In the letter to the American Zionist Movement, Blinken said the administration supported the International Holocaust Remembrance Alliance’s working definition of antisemitism and its attached examples, which progressive Jewish organizations have argued conflate criticism of Israel with antisemitism.

The letter makes it all but certain that Biden’s special envoy for antisemitism will rely on the definition.

“We are eager to work with allies and partners to counter Holocaust distortion and combat anti-Semitism and other forms of intolerance abroad while we strengthen our efforts at home, including redoubling our efforts to counter violent extremism,” Blinken wrote in the letter.

The State Department did not immediately respond to a request for comment.

Since President Joe Biden was elected in November, establishment Jewish organizations like the Conference of Presidents of Major Jewish Organizations, the Jewish Federations of North America and the American Jewish Committee have called on the administration to use the definition domestically – including to combat antisemitism on college campuses.

But Blinken’s endorsement comes amid a campaign against the definition by Jewish organizations like IfNotNow, a group focused on opposing the Israeli occupation, which held a protest outside the Capitol Tuesday morning calling on Biden to focus on far-right antisemitism.

“We know this won’t keep us safe,” IfNotNow wrote on Twitter in response to Blinken’s endorsement of IHRA. “We’ve seen how it’s only been used by the right to curb the free speech of Palestinians and their allies.”

IfNotNow and other critics – including J Street, and the Reform Movement, which endorsed the definition but said it should not be used in a legally-binding manner – point to the definition’s attached examples, which largely focus on Israel and describe “denying the Jewish people their right to self-determination” and “applying double standards” to Israel as examples of antisemitism.

The definition’s supporters say its use as a best practice for governments or other institutions, like universities, that are committed to combating antisemitism and note that it has been adopted by dozens of countries around the world since its creation in 2016. But during the last year of the Trump administration and in the early weeks of Biden’s presidency, it has emerged as a litmus test over whether the fight against anti-Jewish bigotry should include cracking down on offensive criticism of Israel or focus instead on far-right extremists.

William Daroff, chief executive of the Conference of Presidents, said the letter helped emphasize what he said was the definition’s broad support within the Jewish community.

“The definition is the consensus view, not just of the international and American Jewish community, but frankly of the world — of the experts who are looking at it,” Daroff said in an interview.
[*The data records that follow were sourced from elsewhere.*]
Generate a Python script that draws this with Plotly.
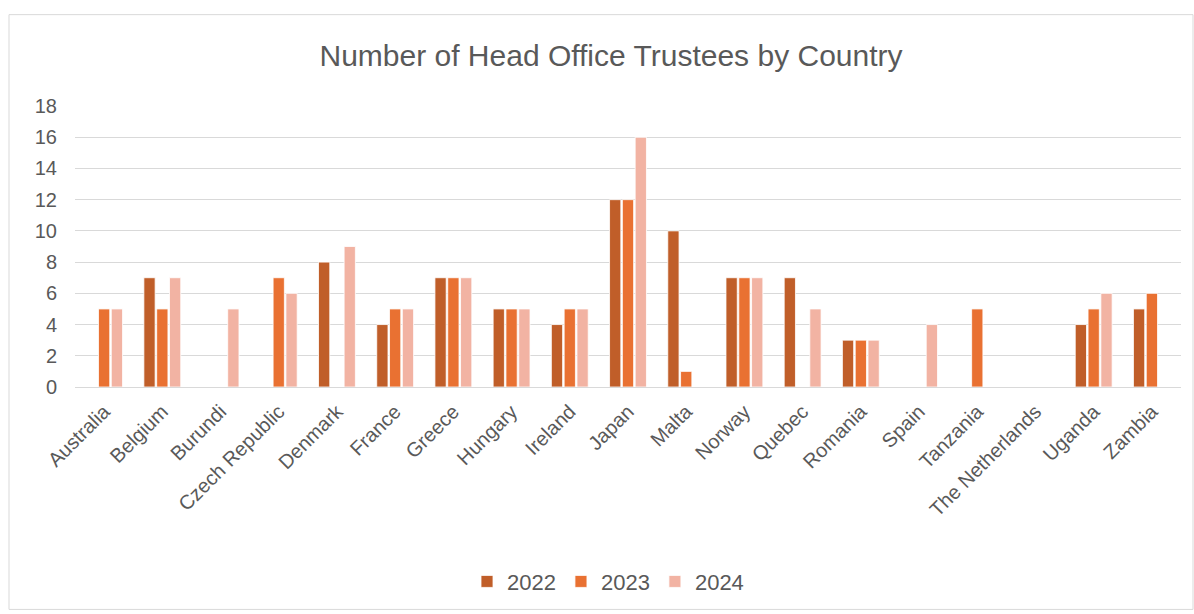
import plotly.graph_objects as go

countries = ["Australia", "Belgium", "Burundi", "Czech Republic", "Denmark", "France",
             "Greece", "Hungary", "Ireland", "Japan", "Malta", "Norway", "Quebec",
             "Romania", "Spain", "Tanzania", "The Netherlands", "Uganda", "Zambia"]

trustees_2022 = [None, 7, None, None, 8, 4, 7, 5, 4, 12, 10, 7, 7, 3, None, None, None, 4, 5]
trustees_2023 = [5, 5, None, 7, None, 5, 7, 5, 5, 12, 1, 7, None, 3, None, 5, None, 5, 6]
trustees_2024 = [5, 7, 5, 6, 9, 5, 7, 5, 5, 16, None, 7, 5, 3, 4, None, None, 6, None]

y_ticks = [0, 2, 4, 6, 8, 10, 12, 14, 16, 18]

series = [
    ("2022", trustees_2022, "#C05E29"),
    ("2023", trustees_2023, "#E97132"),
    ("2024", trustees_2024, "#F2B3A3"),
]

W, H = 1194, 614
L, R, T, B = 75, 13, 106, 225
PW = W - L - R

fig = go.Figure()
for name, vals, color in series:
    fig.add_trace(go.Bar(
        x=countries, y=vals, name=name,
        marker=dict(color=color, line=dict(color="white", width=0.8)),
    ))

font_family = "Liberation Sans, Arial, sans-serif"
grey = "#595959"

fig.update_layout(
    width=W, height=H,
    margin=dict(l=L, r=R, t=T, b=B),
    paper_bgcolor="white", plot_bgcolor="white",
    barmode="group", bargap=0.34, bargroupgap=0.12,
    title=dict(text="Number of Head Office Trustees by Country",
               x=611 / W, xanchor="center", y=1 - 55 / H, yanchor="middle",
               xref="container", yref="container",
               font=dict(family=font_family, size=30, color=grey)),
    font=dict(family=font_family, color=grey, size=20),
    legend=dict(orientation="h", x=0.5 - 20 / PW, xanchor="center",
                y=-(585 - 389) / (389 - 106),
                yanchor="middle", font=dict(size=22, color=grey),
                itemwidth=30, traceorder="normal"),
    xaxis=dict(tickangle=-45, tickfont=dict(size=20, color=grey), showgrid=False,
               showline=True, linecolor="#D9D9D9", linewidth=1, ticks="",
               ticklabelstandoff=4),
    yaxis=dict(range=[0, 18], tickvals=y_ticks, tickfont=dict(size=20, color=grey),
               showgrid=True, gridcolor="#D9D9D9", gridwidth=1.2,
               zeroline=True, zerolinecolor="#D9D9D9", zerolinewidth=1.2,
               ticks="", ticklabelstandoff=17),
    shapes=[dict(type="rect", xref="paper", yref="paper",
                 x0=(9 - L) / PW, x1=(1193 - L) / PW,
                 y0=-(613 - (H - B)) / (H - T - B), y1=1 + (T - 14) / (H - T - B),
                 line=dict(color="#D9D9D9", width=1), layer="below")],
)

fig.write_html("out.html")
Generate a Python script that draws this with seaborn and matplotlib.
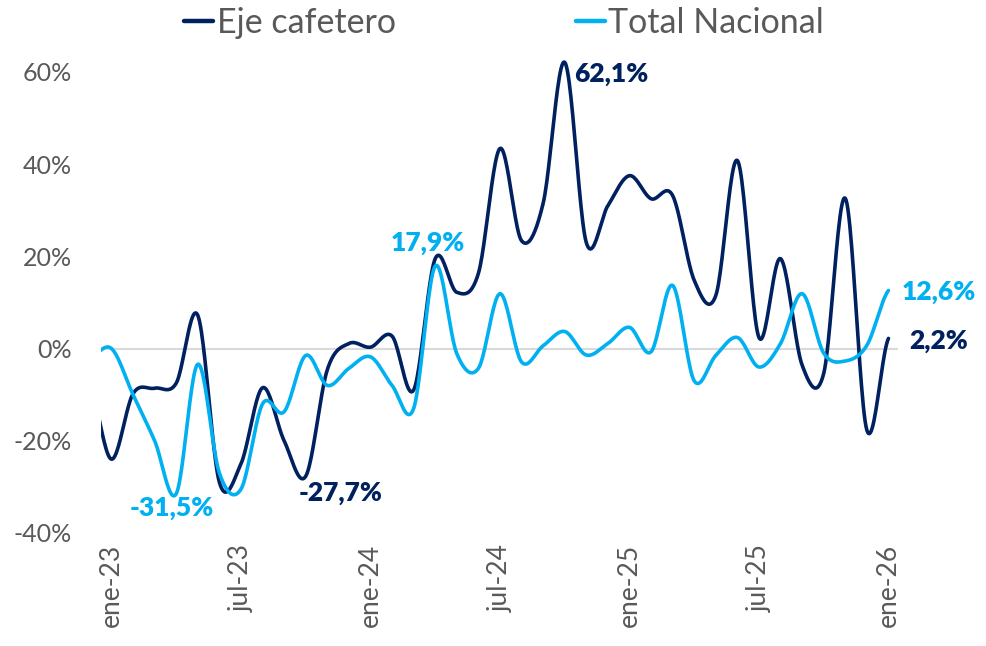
import matplotlib
matplotlib.use("Agg")
import matplotlib.pyplot as plt
import seaborn as sns
import numpy as np
import pandas as pd

# monthly series, dic-22 .. ene-26 (first point sits just outside the axis)
months = ['dic-22', 'ene-23', 'feb-23', 'mar-23', 'abr-23', 'may-23', 'jun-23', 'jul-23', 'ago-23',
          'sep-23', 'oct-23', 'nov-23', 'dic-23', 'ene-24', 'feb-24', 'mar-24', 'abr-24', 'may-24',
          'jun-24', 'jul-24', 'ago-24', 'sep-24', 'oct-24', 'nov-24', 'dic-24', 'ene-25', 'feb-25',
          'mar-25', 'abr-25', 'may-25', 'jun-25', 'jul-25', 'ago-25', 'sep-25', 'oct-25', 'nov-25',
          'dic-25', 'ene-26']
eje_cafetero = [-8, -24, -9.8, -8.6, -7.5, 7.2, -29, -25, -8.5, -20, -27.7, -4.6, 1.1, 0.3, 2.7,
                -9, 19.5, 12.2, 16.3, 43.4, 23.4, 31.5, 62.1, 23, 31, 37.5, 32.5, 33.2, 14.8, 11.5,
                40.8, 2.4, 19.5, -3.6, -5.4, 32.6, -17.7, 2.2]
total_nacional = [-2, 0, -10, -20, -31.5, -3.4, -27, -30.5, -12, -13.7, -1.5, -8, -4.3, -1.8, -8,
                  -13, 17.9, -1.1, -4.3, 11.9, -2.9, 0.6, 3.7, -1.4, 1.1, 4.6, -0.7, 13.7, -7, -1.5,
                  2.4, -4, 1.1, 11.9, -1, -2.7, 0.7, 12.6]
tick_labels = ['ene-23', 'jul-23', 'ene-24', 'jul-24', 'ene-25', 'jul-25', 'ene-26']

DARK = '#002060'
LIGHT = '#00B0F0'
GREY = '#595959'


def smooth(y, n=24):
    # uniform Catmull-Rom, similar to Excel's smoothed line
    y = np.asarray(y, dtype=float)
    p = np.concatenate([[y[0]], y, [y[-1]]])
    xs, ys = [], []
    t = np.linspace(0, 1, n, endpoint=False)
    for i in range(len(y) - 1):
        p0, p1, p2, p3 = p[i], p[i + 1], p[i + 2], p[i + 3]
        seg = 0.5 * (2 * p1 + (-p0 + p2) * t + (2 * p0 - 5 * p1 + 4 * p2 - p3) * t ** 2
                     + (-p0 + 3 * p1 - 3 * p2 + p3) * t ** 3)
        xs.append(i - 1 + t)
        ys.append(seg)
    xs.append([len(y) - 2])
    ys.append([y[-1]])
    return np.concatenate(xs), np.concatenate(ys)


frames = []
for name, vals in [('Eje cafetero', eje_cafetero), ('Total Nacional', total_nacional)]:
    sx, sy = smooth(vals)
    frames.append(pd.DataFrame({'x': sx, 'y': sy, 'serie': name}))
df = pd.concat(frames, ignore_index=True)

sns.set_style('white')
plt.rcParams['font.family'] = ['Lato', 'DejaVu Sans']

fig = plt.figure(figsize=(9.87, 6.46), dpi=100)
ax = fig.add_axes([0.102, 0.175, 0.808, 0.735])

ax.axhline(0, color='#D9D9D9', lw=1.5, zorder=1)
sns.lineplot(data=df, x='x', y='y', hue='serie', palette={'Eje cafetero': DARK, 'Total Nacional': LIGHT},
             lw=2.6, ax=ax, legend=False, sort=False, zorder=3)

ax.set_xlim(-0.5, 36.45)
ax.set_ylim(-40, 63)
ax.set_yticks([-40, -20, 0, 20, 40, 60])
ax.set_yticklabels([f'{v}%' for v in [-40, -20, 0, 20, 40, 60]], color=GREY, fontsize=18)
ax.set_xticks([0, 6, 12, 18, 24, 30, 36])
ax.set_xticklabels(tick_labels, rotation=90, color=GREY, fontsize=19)
ax.tick_params(axis='y', length=0, pad=21)
ax.tick_params(axis='x', length=0, pad=8)
ax.set_xlabel('')
ax.set_ylabel('')
for s in ax.spines.values():
    s.set_visible(False)

lab = dict(fontsize=19, fontweight='heavy')
ax.text(21.45, 59.6, '62,1%', color=DARK, ha='left', va='center', **lab)
ax.text(10.6, -31.3, '-27,7%', color=DARK, ha='center', va='center', **lab)
ax.text(2.8, -34.6, '-31,5%', color=LIGHT, ha='center', va='center', **lab)
ax.text(14.65, 22.8, '17,9%', color=LIGHT, ha='center', va='center', **lab)
ax.text(36.6, 12.2, '12,6%', color=LIGHT, ha='left', va='center', clip_on=False, **lab)
ax.text(36.95, 1.6, '2,2%', color=DARK, ha='left', va='center', clip_on=False, **lab)

handles = [plt.Line2D([], [], color=DARK, lw=3.2), plt.Line2D([], [], color=LIGHT, lw=3.2)]
fig.legend(handles, ['Eje cafetero', 'Total Nacional'], loc='upper center', bbox_to_anchor=(0.511, 1.036),
           ncol=2, frameon=False, fontsize=24.5, handlelength=0.85, handletextpad=0.1, columnspacing=5.3,
           labelcolor=GREY)

fig.savefig('out.png', dpi=100)
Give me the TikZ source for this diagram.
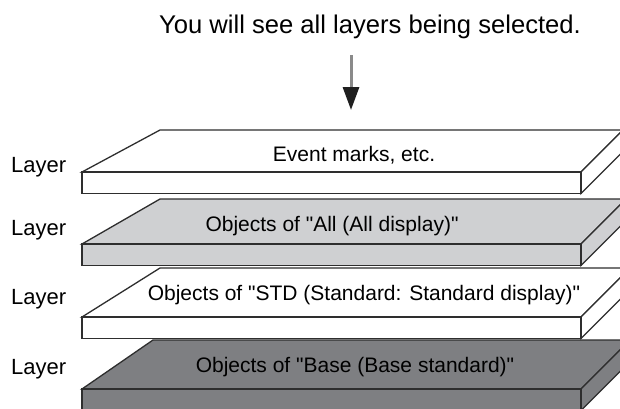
\documentclass[tikz,border=0pt]{standalone}
\usepackage{fontspec}
\setmainfont{Liberation Sans}
\newfontfamily\plainsans{Liberation Sans}
\usetikzlibrary{arrows.meta}
\definecolor{edge}{HTML}{2E2E2E}
\definecolor{lightslab}{HTML}{CFD0D2}
\definecolor{darkslab}{HTML}{7E7F82}
\definecolor{shaft}{HTML}{8A8A8A}
\tikzset{
  slabline/.style={draw=edge, line width=1.3pt, line join=miter},
  slabtext/.style={font=\plainsans\fontsize{21}{24}\selectfont, inner sep=0pt, anchor=center},
  layerlabel/.style={font=\plainsans\fontsize{22}{25}\selectfont, inner sep=0pt, anchor=west},
  titletext/.style={font=\plainsans\fontsize{25.6}{29}\selectfont, inner sep=0pt},
}
% #1 front-top y, #2 back y, #3 back-left x, #4 colour
\newcommand\slabdraw[4]{%
  \pgfmathsetmacro\brx{581+(#1-#2)}%
  \filldraw[slabline, fill=#4] (82,#1) -- (#3,#2) -- (\brx,#2) -- (581,#1) -- cycle;
  \filldraw[slabline, fill=#4] (581,#1) -- (\brx,#2) -- (\brx,#2+21.5) -- (581,#1+21.5) -- cycle;
  \filldraw[slabline, fill=#4] (82,#1) rectangle (581,#1+21.5);
}
\begin{document}
\begin{tikzpicture}[x=1pt,y=-1pt]
  \useasboundingbox (0,0) rectangle (620,408);
  \clip (0,0) rectangle (620,408);
  \fill[white] (0,0) rectangle (620,408);

  % slabs, bottom first
  \slabdraw{389}{340}{153}{darkslab}
  \slabdraw{317}{268}{160}{white}
  \slabdraw{244}{199}{160}{lightslab}
  \slabdraw{172}{130}{160}{white}

  % texts on slabs
  \node[slabtext] (s1) at (354,155) {Event marks, etc.};
  \node[slabtext] (s2) at (332,226) {Objects of "All (All display)"};
  \node[slabtext] (s3) at (364,295) {Objects of "STD (Standard: Standard display)"};
  \node[slabtext] (s4) at (355,367) {Objects of "Base (Base standard)"};

  % layer labels
  \node[layerlabel] (l1) at (11,167) {Layer};
  \node[layerlabel] (l2) at (11,230) {Layer};
  \node[layerlabel] (l3) at (11,299) {Layer};
  \node[layerlabel] (l4) at (11,369) {Layer};

  % title and arrow
  \node[titletext] (title) at (370,27) {You will see all layers being selected.};
  \coordinate (start) at (351,55);
  \coordinate (tip) at (351,110);
  \draw[shaft, line width=3pt, -{Triangle[length=23pt,width=16pt,color=black!88]}]
    (start) -- (tip);
\end{tikzpicture}
\end{document}
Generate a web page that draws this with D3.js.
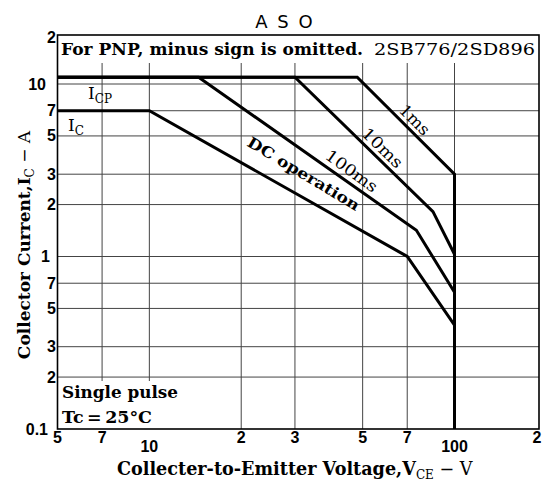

He said the endorsement by Blinken would push back against the narrative that the definition is “this outlier or some sort of hammer, rather than the important tool that it is.”

Blinken’s language in the document was more measured and did not describe criticism of Israel as a form of antisemitism, instead citing “Holocaust distortion” and “violent extremism.” It did state that the U.S. “will continue to be a strong partner in fighting efforts to delegitimize” and “isolate” Israel.

Still, the letter makes it all but certain that whoever Biden names as special envoy for combating antisemitism — the federal government’s most prominent position focused on the issue — will rely on the definition in some form.

Blinken’s relatively brief note to the American Zionist Movement did not specify what his support for the definition would mean in practice. His note came roughly three weeks after a lower-level State Department official told a European conference that “the Biden administration embraces and champions the working definition.”